AISLE SAY New York

TO KILL A MOCKINGBIRD

by Aaron Sorkin
Based on the novel by Harper Lee
Directed by Bartlet Sher
Starring Jeff Daniels
Shubert Theatre
Official Website

Reviewed by David Spencer

February 20, 2019

I very much wanted to come away from the new theatrical adaptation of Harper Lee’s To Kill a Mockingbird feeling as if it was playwright Aaron Sorkin’s finest hour, or something as magnificent as his classic TV creation, The West Wing, but I’m a little sad to report that I didn’t. I hasten to add, only a little sad, because I had a perfectly nice time in its presence. I found the storytelling clear, the dialogue tasty enough, the characterization and performances adequately memorable, and the direction by Bartlett Sher sensitive and clean.

            None of which is easy to accomplish, none of which is to be minimized; especially in the service of reinterpreting a story that is not merely classic, but one of those stories embedded in the national consciousness of its origin country. Not only is it a signature work of the American spirit, in its bittersweet celebration of that which makes us best when faced with the worst of circumstances, dignity in defeat, and the nature of unexpected justice…but it resonates like crazy in the current political climate. Certainly racism has been far from solved in the new millennium, but increasingly since the 60s, and especially in the America of Obama, we at least knew what balance looked like, and we had a paradigm if not an ideal. But in the backslide that is Trump, To Kill a Mockingbird seems as fresh as MSNBC’s last 24 hours.

            And Sorkin not only, obviously, knows this, but has endeavored to tacitly address ancillary issues. Most significantly, he does this by broadening the portrait of defense lawyer Atticus Finch (Jeff Daniels); while he remains the stoic icon of fair-minded tolerance for all, and considers the humanity even in those most bigoted, he also now bears the weight of that (in a manner that made me think a little bit of Sir Thomas More, as dramatized in Robert Bolt’s A Man for All Seasons), and particularly in moments between him and Calpurnia, his black housekeeper (LaTanya Richardson Jackson), we’re allowed to see (and he’s allowed to realize) where his orthodoxy in the matter can sometimes be a flaw as much a strength. (Put in more newsy terms, he is forced to consider that there are not always good people on both sides.)

            The story is presented in a manner so fluid as to be almost black box (the sets [Miriam Buether] are explicit, but also minimal, and movement among them seems unimpeded by the need to wait for them to change). And whereas in the novel, the narration is provided solely by Atticus’s daughter Scout, here it is traded between her (Celia Keenan-Bolger), her brother Jem (Will Pullen) and Dill Harris (Gideon Glick), a perspicacious neighbor boy with a sad secret, who becomes their best friend.

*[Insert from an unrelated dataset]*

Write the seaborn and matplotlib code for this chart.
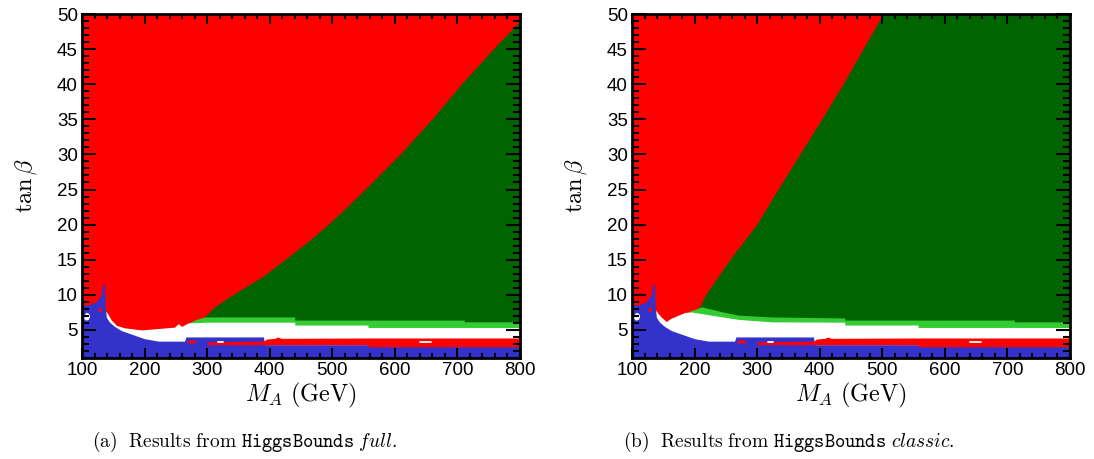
import matplotlib
matplotlib.use("Agg")
import matplotlib.pyplot as plt
import seaborn as sns
from matplotlib.ticker import MultipleLocator

# ---------------- data ----------------
XLIM = [100, 800]
YLIM = [1, 50]
x_major = list(range(100, 801, 100))
y_major = list(range(5, 51, 5))

# red / dark-green boundary (top of the dark-green allowed region)
full_dg_x = [296, 312, 344, 387, 424, 460, 493, 523, 552, 580, 608, 659, 706, 757, 800]
full_dg_top = [6.9, 8.3, 10.2, 12.5, 15, 17.5, 20, 22.5, 25, 27.5, 30, 35, 40, 45, 49]
classic_dg_x = [203, 208, 219, 256, 299, 333, 368, 403, 437, 469, 501, 800]
classic_dg_top = [8.0, 8.3, 10.2, 15, 20, 25, 30, 35, 40, 45, 50, 50]

# light-green band: upper edge
full_lg_x = [270, 283, 296, 440, 440, 711, 711, 800]
full_lg_top = [6.0, 6.5, 6.85, 6.85, 6.4, 6.4, 6.15, 6.15]
classic_lg_x = [190, 203, 211, 243, 270, 323, 440, 440, 711, 711, 800]
classic_lg_top = [7.6, 8.0, 8.3, 7.6, 7.1, 6.85, 6.7, 6.4, 6.4, 6.15, 6.15]

# white band: upper edge
full_w_x = [136, 141, 147, 155, 168, 195, 222, 248, 254, 259, 270, 300, 440, 440, 557, 557, 800]
full_w_top = [7.9, 7.3, 6.4, 5.65, 5.3, 5.0, 5.2, 5.4, 5.9, 5.5, 6.0, 6.1, 6.1, 5.7, 5.7, 5.35, 5.35]
classic_w_x = [136, 142, 147, 155, 161, 174, 185, 195, 227, 270, 323, 440, 440, 557, 557, 800]
classic_w_top = [8.0, 7.3, 6.8, 6.2, 6.6, 7.1, 7.5, 7.55, 7.1, 6.5, 6.15, 6.1, 5.7, 5.7, 5.35, 5.35]

# blue region: upper edge (same in both panels)
blue_x = [100, 107, 115, 123, 130, 133.5, 136, 137, 139, 144, 152, 163, 179, 200, 222, 264, 266, 390, 392, 800]
blue_top = [8.7, 8.5, 8.7, 9.0, 9.9, 11.6, 11.4, 8.3, 6.8, 6.1, 5.5, 4.9, 4.4, 3.75, 3.4, 3.4, 4.0, 4.0, 2.9, 2.9]

# low tan(beta) red stripe
stripe_x = [300, 390, 395, 408, 413, 418, 557, 557, 800]
stripe_top = [3.3, 3.4, 3.7, 3.8, 4.0, 3.8, 3.85, 3.85, 3.85]
stripe_bot = [2.9, 2.9, 2.9, 2.9, 2.9, 2.9, 2.9, 2.6, 2.6]

# small islands
wpatch_x = [103, 106, 110, 112]
wpatch_lo = [6.6, 6.4, 6.5, 6.9]
wpatch_hi = [7.1, 7.5, 7.4, 7.1]
rbit1_x = [126, 128, 131]
rbit1_lo = [7.7, 7.6, 7.8]
rbit1_hi = [8.1, 8.3, 8.2]
rbit2_x = [268, 275, 282]
rbit2_lo = [3.2, 3.1, 3.2]
rbit2_hi = [3.5, 3.6, 3.5]
dash_x0 = [317, 640]
dash_x1 = [325, 658]
dash_y = [3.35, 3.35]

captions = [r"$\mathrm{(a)\ \ Results\ from\ }\mathtt{HiggsBounds}\ \mathit{full.}$",
            r"$\mathrm{(b)\ \ Results\ from\ }\mathtt{HiggsBounds}\ \mathit{classic.}$"]

# ---------------- style ----------------
RED = "#ff0000"
DGREEN = "#006400"
LGREEN = "#33cc33"
BLUE = "#3333cc"

sns.set_theme(style="ticks")
plt.rcParams["font.family"] = ["Liberation Sans", "DejaVu Sans"]
plt.rcParams["mathtext.fontset"] = "cm"
plt.rcParams["axes.axisbelow"] = False

fig = plt.figure(figsize=(10.94, 4.59), dpi=100)
W, H = 1094, 459
ax1 = fig.add_axes([82 / W, 101 / H, 438 / W, 344 / H])
ax2 = fig.add_axes([632 / W, 101 / H, 438 / W, 344 / H])


def draw(ax, dg_x, dg_top, lg_x, lg_top, w_x, w_top):
    ax.set_axisbelow(False)
    ax.set_facecolor(RED)
    ax.fill_between(dg_x, YLIM[0], dg_top, color=DGREEN, lw=0)
    ax.fill_between(lg_x, YLIM[0], lg_top, color=LGREEN, lw=0)
    ax.fill_between(w_x, YLIM[0], w_top, color="white", lw=0)
    ax.fill_between(blue_x, YLIM[0], blue_top, color=BLUE, lw=0)
    ax.fill_between(stripe_x, stripe_bot, stripe_top, color=RED, lw=0)
    ax.fill_between(wpatch_x, wpatch_lo, wpatch_hi, color="white", lw=0)
    ax.fill_between(rbit1_x, rbit1_lo, rbit1_hi, color=RED, lw=0)
    ax.fill_between(rbit2_x, rbit2_lo, rbit2_hi, color=RED, lw=0)
    for x0, x1, y in zip(dash_x0, dash_x1, dash_y):
        sns.lineplot(x=[x0, x1], y=[y, y], ax=ax, color="white", lw=1.3)

    ax.set_xlim(XLIM)
    ax.set_ylim(YLIM)
    ax.set_xticks(x_major)
    ax.set_yticks(y_major)
    ax.xaxis.set_minor_locator(MultipleLocator(20))
    ax.yaxis.set_minor_locator(MultipleLocator(1))
    ax.tick_params(which="both", direction="in", top=True, right=True,
                   width=1.5, color="black", labelcolor="black",
                   labelsize=13.5, pad=3)
    ax.tick_params(axis="y", which="major", length=10)
    ax.tick_params(axis="y", which="minor", length=5)
    ax.tick_params(axis="x", which="major", length=7.5)
    ax.tick_params(axis="x", which="minor", length=3.8)
    for s in ax.spines.values():
        s.set_linewidth(2)
        s.set_color("black")
        s.set_zorder(5)
    ax.set_xlabel(r"$M_A\ \mathrm{(GeV)}$", fontsize=17.5, labelpad=1, color="black")
    ax.set_ylabel(r"$\tan\beta$", fontsize=17.5, labelpad=13, color="black")
    ax.grid(False)


draw(ax1, full_dg_x, full_dg_top, full_lg_x, full_lg_top, full_w_x, full_w_top)
draw(ax2, classic_dg_x, classic_dg_top, classic_lg_x, classic_lg_top, classic_w_x, classic_w_top)

fig.text(92 / W, 1 - 442 / H, captions[0], fontsize=14, ha="left", va="center", color="black")
fig.text(623 / W, 1 - 442 / H, captions[1], fontsize=14, ha="left", va="center", color="black")

fig.savefig("out.png", dpi=100)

All three are played by young-seeming but unmistakably adult actors, allowing for the verisimilitude of childhood wrapped in a memory play. All to the good and all as much a celebration of theatrical poetry as Americana.

            And yet…and yet…and yet…when it ended, I was—how shall I put this—more satisfied than gratified. As I say, I thought all hands delivered professionally, admirably, reliably, and did the assignment honor. This is a smart, smart, relevant, sometimes moving piece of theatre. But I had so wanted to be knocked on my tailbone by it, and I simply wasn’t. If I was forced to say why…it may be that the clear, concise, messagy, verbal writing for which I so admire Sorkin, that so crackles on television, in his own storytelling universes…is perhaps, by mere degrees, not quite an alchemical match to the source material. (Whereas Horton Foote, who made a career of deceptively unassuming and plain-dialogue writing, was the perfect match for the material when he adapted it for the screenplay.) I don't know. I'm not sure. Your mileage may vary—and heaven knows, the record-breaking box office take indicates that it may well—but I personally found this To Kill a Mockingbird to be solid and worthwhile, in every respect; and the theatrical groundbreaker it’s repped to be, in none.